Reliquary of Mary Magdalene
Saints

Reliquary of Mary Magdalene

Era
Late
Medium
Icon

Doctrinal reflection

This reliquary monstrance, catalogued in the Metropolitan Museum of Art's Medieval collection (acc. gift of J. Pierpont Morgan, 1917), is a North Italian composite object assembled across the fourteenth and fifteenth centuries AD. Its materials — gilded copper, gilded silver, rock crystal, verre églomisé (glass with applied gold or silver leaf on the reverse), and a human tooth (identified by the museum as Homo sapiens) — are characteristic of late medieval relic display culture in northern Italy, where the monstrance form evolved to make relics visible to the faithful while encasing them in precious metalwork. The object belongs to a class of devotional artifacts shaped by the widespread cult of Mary Magdalene, which intensified dramatically after the thirteenth-century Dominicans promoted her as an apostolic preacher and penitent par excellence.
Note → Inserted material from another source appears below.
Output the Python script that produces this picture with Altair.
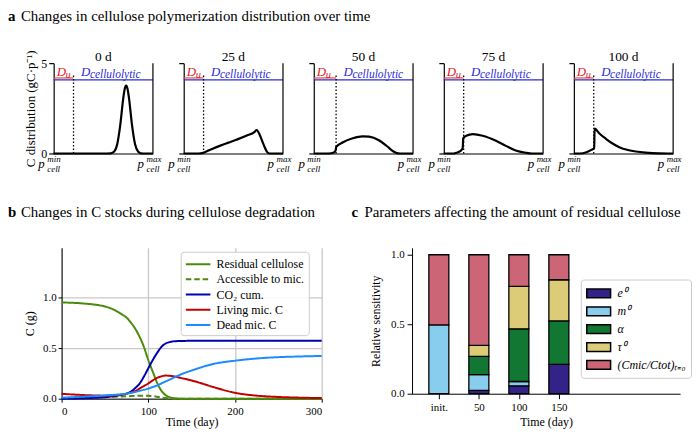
import json
import altair as alt
import pandas as pd

FONT = "Liberation Serif"

# ---------------- panel a : polymerization distributions ----------------
a_titles = ["0 d", "25 d", "50 d", "75 d", "100 d"]
a_cut = [0.2, 0.2, 0.225, 0.2, 0.2]
a_p = [
    [0, 0.5, 0.575, 0.61, 0.64, 0.67, 0.70, 0.715, 0.73, 0.745, 0.76, 0.79, 0.82, 0.85, 0.88, 0.92, 1.0],
    [0, 0.15, 0.195, 0.28, 0.362, 0.45, 0.53, 0.631, 0.715, 0.735, 0.765, 0.805, 0.839, 0.866, 1.0],
    [0, 0.15, 0.197, 0.216, 0.222, 0.226, 0.295, 0.393, 0.49, 0.557, 0.656, 0.738, 0.803, 0.836, 0.87, 1.0],
    [0, 0.1, 0.126, 0.166, 0.19, 0.196, 0.226, 0.292, 0.392, 0.525, 0.625, 0.724, 0.824, 0.89, 1.0],
    [0, 0.06, 0.126, 0.176, 0.205, 0.209, 0.26, 0.326, 0.39, 0.458, 0.525, 0.625, 0.724, 0.857, 1.0],
]
a_c = [
    [0, 0, 0.01, 0.11, 0.51, 1.54, 3.01, 3.56, 3.76, 3.56, 3.01, 1.54, 0.51, 0.11, 0.01, 0, 0],
    [0, 0, 0.036, 0.24, 0.42, 0.6, 0.76, 0.98, 1.2, 1.3, 1.04, 0.49, 0.09, 0, 0],
    [0, 0, 0.04, 0.13, 0.2, 0.36, 0.62, 0.84, 0.95, 0.93, 0.73, 0.4, 0.11, 0.02, 0, 0],
    [0, 0, 0.04, 0.13, 0.3, 0.85, 0.98, 1.07, 0.98, 0.7, 0.42, 0.16, 0.04, 0, 0],
    [0, 0, 0.07, 0.2, 0.3, 1.38, 1.09, 0.8, 0.55, 0.35, 0.22, 0.11, 0.05, 0.01, 0],
]
A_BLUE_Y = 4.07
A_RED_Y = 4.18
A_DOT_TOP = 4.4

# ---------------- panel b : C stocks ----------------
b_names = ["Residual cellulose", "Accessible to mic.", "CO₂ cum.", "Living mic. C", "Dead mic. C"]
b_colors = ["#4b8b0b", "#4b8b0b", "#0000b0", "#c00000", "#1a8cff"]
b_dashes = [[1, 0], [5.5, 3], [1, 0], [1, 0], [1, 0]]
b_t = [0, 25, 50, 60, 70, 75, 80, 85, 90, 95, 100, 105, 110, 115, 120, 125, 130, 140, 150, 160, 175, 200, 225, 250, 275, 300]
b_resid = [0.95, 0.94, 0.91, 0.88, 0.83, 0.80, 0.75, 0.69, 0.61, 0.51, 0.38, 0.27, 0.16, 0.08, 0.035, 0.013, 0.005, 0, 0, 0, 0, 0, 0, 0, 0, 0]
b_access = [0.004, 0.008, 0.015, 0.018, 0.022, 0.024, 0.026, 0.028, 0.029, 0.03, 0.029, 0.026, 0.02, 0.012, 0.006, 0.002, 0, 0, 0, 0, 0, 0, 0, 0, 0, 0]
b_co2 = [0, 0.005, 0.015, 0.025, 0.04, 0.05, 0.07, 0.105, 0.15, 0.22, 0.30, 0.38, 0.45, 0.51, 0.545, 0.56, 0.567, 0.57, 0.572, 0.573, 0.573, 0.573, 0.573, 0.573, 0.573, 0.573]
b_living = [0.048, 0.036, 0.03, 0.033, 0.042, 0.05, 0.06, 0.075, 0.1, 0.125, 0.15, 0.18, 0.205, 0.22, 0.228, 0.226, 0.22, 0.2, 0.18, 0.155, 0.115, 0.058, 0.03, 0.017, 0.01, 0.006]
b_dead = [0.01, 0.02, 0.032, 0.038, 0.045, 0.05, 0.058, 0.066, 0.077, 0.088, 0.1, 0.115, 0.13, 0.15, 0.17, 0.19, 0.21, 0.248, 0.278, 0.307, 0.343, 0.375, 0.397, 0.41, 0.417, 0.422]

# ---------------- panel c : sensitivities ----------------
c_times = ["init.", "50", "100", "150"]
c_params = ["e⁰", "m⁰", "α", "τ⁰", "(Cmic/Ctot)ₜ₌₀"]
c_colors = ["#332288", "#88ccee", "#117733", "#ddcc77", "#cc6677"]
c_e0 = [0.0, 0.024, 0.057, 0.211]
c_m0 = [0.495, 0.113, 0.031, 0.0]
c_alpha = [0.0, 0.131, 0.379, 0.313]
c_tau0 = [0.0, 0.080, 0.306, 0.296]
c_cmic = [0.505, 0.652, 0.227, 0.180]

RED_LINE = "#f0553a"
RED_TXT = "#e0202a"
BLUE_C = "#2b2bd8"
TITLE_SIZE = 15


def txt(text, x, y, size, color="black", style="normal", weight="normal",
        align="left", dx=0, baseline="alphabetic"):
    return alt.Chart(pd.DataFrame({"t": [text]})).mark_text(
        font=FONT, fontSize=size, fontStyle=style, fontWeight=weight, color=color,
        align=align, baseline=baseline, dx=dx
    ).encode(text="t:N", x=x, y=y)


W_A, H_A = 100, 91


def panel_a(i):
    cut = a_cut[i]
    curve = pd.DataFrame({"p": a_p[i], "c": a_c[i]})
    xax = alt.Axis(ticks=False, labels=False, title=None, grid=False, domainWidth=1.2)
    ykw = dict(values=[0, 5], labels=(i == 0), tickSize=5, grid=False, labelFontSize=12,
               labelPadding=2, domainWidth=1.2, tickWidth=1.2)
    if i == 0:
        ykw.update(title="C distribution (gC·p⁻¹)", titleFontSize=13, titlePadding=3)
    else:
        ykw.update(title=None)
    xs = alt.Scale(domain=[0, 1], nice=False)
    ys = alt.Scale(domain=[0, 5], nice=False)
    line = alt.Chart(curve).mark_line(color="black", strokeWidth=2.2, interpolate="monotone").encode(
        x=alt.X("p:Q", scale=xs, axis=xax), y=alt.Y("c:Q", scale=ys, axis=alt.Axis(**ykw)))
    hl = pd.DataFrame({"p": [0, 0], "p2": [1, cut], "c": [A_BLUE_Y, A_RED_Y], "col": [BLUE_C, RED_LINE]})
    hrule = alt.Chart(hl).mark_rule(strokeWidth=1.3).encode(
        x="p:Q", x2="p2:Q", y="c:Q", color=alt.Color("col:N", scale=None))
    dot = alt.Chart(pd.DataFrame({"p": [cut], "c": [0], "c2": [A_DOT_TOP]})).mark_rule(
        strokeDash=[1.5, 2], strokeWidth=1.3, color="black").encode(x="p:Q", y="c:Q", y2="c2:Q")
    spine = alt.Chart(pd.DataFrame({"p": [1], "c": [0], "c2": [5]})).mark_rule(
        color="black", strokeWidth=1.2).encode(x="p:Q", y="c:Q", y2="c2:Q")
    layers = [line, hrule, dot, spine,
              txt(a_titles[i], alt.datum(0.5), alt.value(-2), 13.5, align="center"),
              txt("D", alt.datum(0.03), alt.datum(4.3), 13, RED_TXT, "italic"),
              txt("u", alt.datum(0.12), alt.datum(4.17), 10.5, RED_TXT, "italic"),
              txt("D", alt.datum(cut + 0.075), alt.datum(4.3), 13, BLUE_C, "italic"),
              txt("cellulolytic", alt.datum(cut + 0.165), alt.datum(4.15), 11.5, BLUE_C, "italic")]
    for xv, sup in [(0, "min"), (1, "max")]:
        layers.append(txt("p", alt.datum(xv), alt.value(H_A + 15), 13, style="italic", align="right", dx=-9))
        layers.append(txt(sup, alt.datum(xv), alt.value(H_A + 9), 9, style="italic", dx=-6.5))
        layers.append(txt("cell", alt.datum(xv), alt.value(H_A + 18.5), 9, style="italic", dx=-6.5))
    if i == 0:
        layers.append(txt("a", alt.value(-46), alt.value(-42), TITLE_SIZE, weight="bold"))
        layers.append(txt("Changes in cellulose polymerization distribution over time",
                          alt.value(-33), alt.value(-42), TITLE_SIZE))
    return alt.layer(*layers).properties(width=W_A, height=H_A)


# ---------------- panel b ----------------
rows = []
for name, vals in zip(b_names, [b_resid, b_access, b_co2, b_living, b_dead]):
    for t, v in zip(b_t, vals):
        rows.append({"t": t, "v": v, "s": name})
df_b = pd.DataFrame(rows)

# legends are lifted to the top-level group, whose origin is the first plot of row a
leg_b = alt.Legend(orient="none", legendX=128, legendY=190, title=None,
                   fillColor="rgba(255,255,255,0.9)", strokeColor="#cccccc", cornerRadius=3,
                   padding=4, symbolType="M-1.65,0H1.65", symbolSize=225, symbolStrokeWidth=2,
                   symbolOffset=5, labelOffset=10, labelFont=FONT, labelFontSize=12,
                   rowPadding=0.3)
W_B, H_B = 262, 152
pb_lines = alt.Chart(df_b).mark_line(strokeWidth=2, interpolate="monotone").encode(
    x=alt.X("t:Q", scale=alt.Scale(domain=[0, 300], nice=False),
            axis=alt.Axis(values=[0, 100, 200, 300], title="Time (day)", grid=True,
                          gridColor="#c8c8c8", gridWidth=1.3, tickSize=3.5, labelFontSize=11,
                          titleFontSize=12, titlePadding=1, labelPadding=3)),
    y=alt.Y("v:Q", scale=alt.Scale(domain=[0, 1.49], nice=False),
            axis=alt.Axis(values=[0, 0.5, 1.0], format=".1f", title="C (g)", grid=True,
                          gridColor="#c8c8c8", gridWidth=1.3, tickSize=3.5, labelFontSize=11,
                          titleFontSize=12, titlePadding=6, labelPadding=2)),
    color=alt.Color("s:N", scale=alt.Scale(domain=b_names, range=b_colors), legend=leg_b),
    strokeDash=alt.StrokeDash("s:N", scale=alt.Scale(domain=b_names, range=b_dashes), legend=leg_b),
)
pb = alt.layer(
    pb_lines,
    txt("b", alt.value(-54), alt.value(-31), TITLE_SIZE, weight="bold"),
    txt("Changes in C stocks during cellulose degradation", alt.value(-41), alt.value(-31), TITLE_SIZE),
).properties(width=W_B, height=H_B)

# ---------------- panel c ----------------
rows = []
for k, (param, vals) in enumerate(zip(c_params, [c_e0, c_m0, c_alpha, c_tau0, c_cmic])):
    for j, v in enumerate(vals):
        rows.append({"i": j, "k": k, "param": param, "v": v})
df_c = pd.DataFrame(rows)
label_expr = json.dumps(c_times) + "[datum.value]"

leg_c = alt.Legend(orient="none", legendX=531, legendY=218, title=None,
                   fillColor="rgba(255,255,255,0.9)", strokeColor="#cccccc", cornerRadius=3,
                   padding=5, symbolType="M-1.5,-0.55H1.5V0.55H-1.5Z", symbolSize=256,
                   symbolStrokeColor="black", symbolStrokeWidth=1.5, symbolOffset=4,
                   labelOffset=10, labelFont=FONT, labelFontSize=12, labelFontStyle="italic",
                   rowPadding=1)
W_C, H_C = 270, 147
pc_bars = alt.Chart(df_c).transform_filter("datum.v > 0").transform_stack(
    stack="v", groupby=["i"], sort=[alt.SortField("k")], as_=["y0", "y1"]
).transform_calculate(x0="datum.i - 0.25", x1="datum.i + 0.25").mark_bar(
    stroke="black", strokeWidth=1.3).encode(
    x=alt.X("x0:Q", scale=alt.Scale(domain=[-0.67, 6.03], nice=False),
            axis=alt.Axis(values=[0, 1, 2, 3], labelExpr=label_expr, title="Time (day)",
                          grid=False, tickSize=5, labelFontSize=11, labelPadding=3,
                          titleFontSize=12, titlePadding=4)),
    x2="x1:Q",
    y=alt.Y("y0:Q", scale=alt.Scale(domain=[0, 1.05], nice=False),
            axis=alt.Axis(values=[0, 0.5, 1.0], format=".1f", title="Relative sensitivity",
                          grid=False, tickSize=5, labelFontSize=11, labelPadding=3,
                          titleFontSize=12, titlePadding=8)),
    y2="y1:Q",
    fill=alt.Fill("param:N", scale=alt.Scale(domain=c_params, range=c_colors), legend=leg_c),
)
pc = alt.layer(
    pc_bars,
    txt("c", alt.value(-61), alt.value(-31), TITLE_SIZE, weight="bold"),
    txt("Parameters affecting the amount of residual cellulose", alt.value(-48), alt.value(-31), TITLE_SIZE),
).properties(width=W_C, height=H_C)


def spacer(w, h):
    return alt.Chart(pd.DataFrame({"z": [0]})).mark_point(opacity=0).encode(
        x=alt.X("z:Q", axis=None), y=alt.Y("z:Q", axis=None)).properties(width=w, height=h)


top = alt.hconcat(*[panel_a(i) for i in range(5)], spacing=31, bounds="flush")
bottom = alt.hconcat(spacer(8, 10), pb, spacer(91, 10), pc, spacing=0, bounds="flush")
# with flush bounds the nested row group counts as zero height, so the spacing spans row a too
chart = alt.vconcat(top, bottom, spacing=186, bounds="flush").properties(padding=0).configure_view(
    stroke=None).configure_axis(
    labelFont=FONT, titleFont=FONT, labelColor="black", titleColor="black",
    domainColor="black", tickColor="black", titleFontWeight="normal")

chart.save("out.html", embed_options={"renderer": "svg", "actions": False})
The identification of Mary Magdalene in Western tradition conflates three distinct New Testament figures: Mary of Magdala (from whom seven demons were cast out, Luke 8:2; present at the crucifixion, burial, and resurrection, John 20:1–18), the unnamed sinful woman of Luke 7:36–50, and Mary of Bethany (John 11–12). Gregory the Great's homily of AD 591 codified this fusion; Eastern Christianity and most modern scholarship reject it. The tooth displayed here would have been venerated as a contact relic under that composite identification — a practice the museum documents honestly as historical devotion. The verre églomisé panels likely bear hagiographic imagery derived from the fused Magdalene tradition, not independently from Scripture. Scholarly analysis of comparable North Italian monstrance reliquaries appears in: Gazette des Beaux-Arts; Arte Cristiana; and Burlington Magazine.